Sejarah mencatat bahwasanya orientalis Barat (tidak semua, karena ada pula dari mereka yang objektif dalam penelitiannya) berusaha dengan giat untuk selalu mencari titik kelemahan Islam, dari keotentikan al qur’an kemudian kritik atas hadis, dan lainnya. Melihat kebuntuan dalam mengaburkan otentitas kitab suci mereka mengalih pada penelitian yang ingin menyimpulkan bahwasanya Islam adalah agama yang irrasional, tidak masuk akal dan penuh khurafat.

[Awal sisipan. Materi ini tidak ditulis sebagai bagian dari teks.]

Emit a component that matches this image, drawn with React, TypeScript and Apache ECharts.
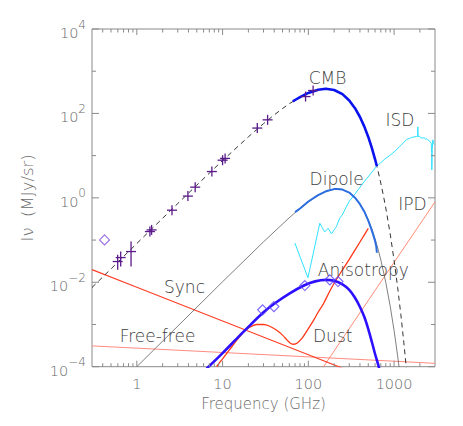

Namun bagaimanapun gigihnya Barat untuk membuktikan bahwa ajaran Islam tidak relevan dengan akal akan berujung dengan tangan hampa pula, alih2 menyatakan ke”statis”an Islam, mereka malah terperanjat kaget betapa rasionalnya ajaran Islam, ini terbukti dari studi dan kajian mereka tentang ilmu kalam dan filsafat Islam. Kalam oleh para ahli Barat disebut teologi rasional atau teologi dialektis, tidak seperti teologi Kristen yang dogmatis. Ilmu kalam sangat dialektis dan logis. Dengan mempelajari ilmu kalam yang mengakibatkan berbagai polemik, akan melatih umat Islam untuk melihat kembali agamanya. Agama Islam sudah berada ditangan umatnya selama 15 abad. Kita tidak boleh melihat perjalanan panjang itu dengan hampa tanpa makna. Sudah barang tentu banyak hal –negatif maupun positif-yang terjadi dalam kurun waktu sepanjang itu. Orang yang tidak mempelajari turast (warisan lama) dan tiba2 mengklaim kembali kepada qur’an dan Hadits, bisa terjerembab kedalam tafsiran yang paling awal terhadap qur’an dan sunnah.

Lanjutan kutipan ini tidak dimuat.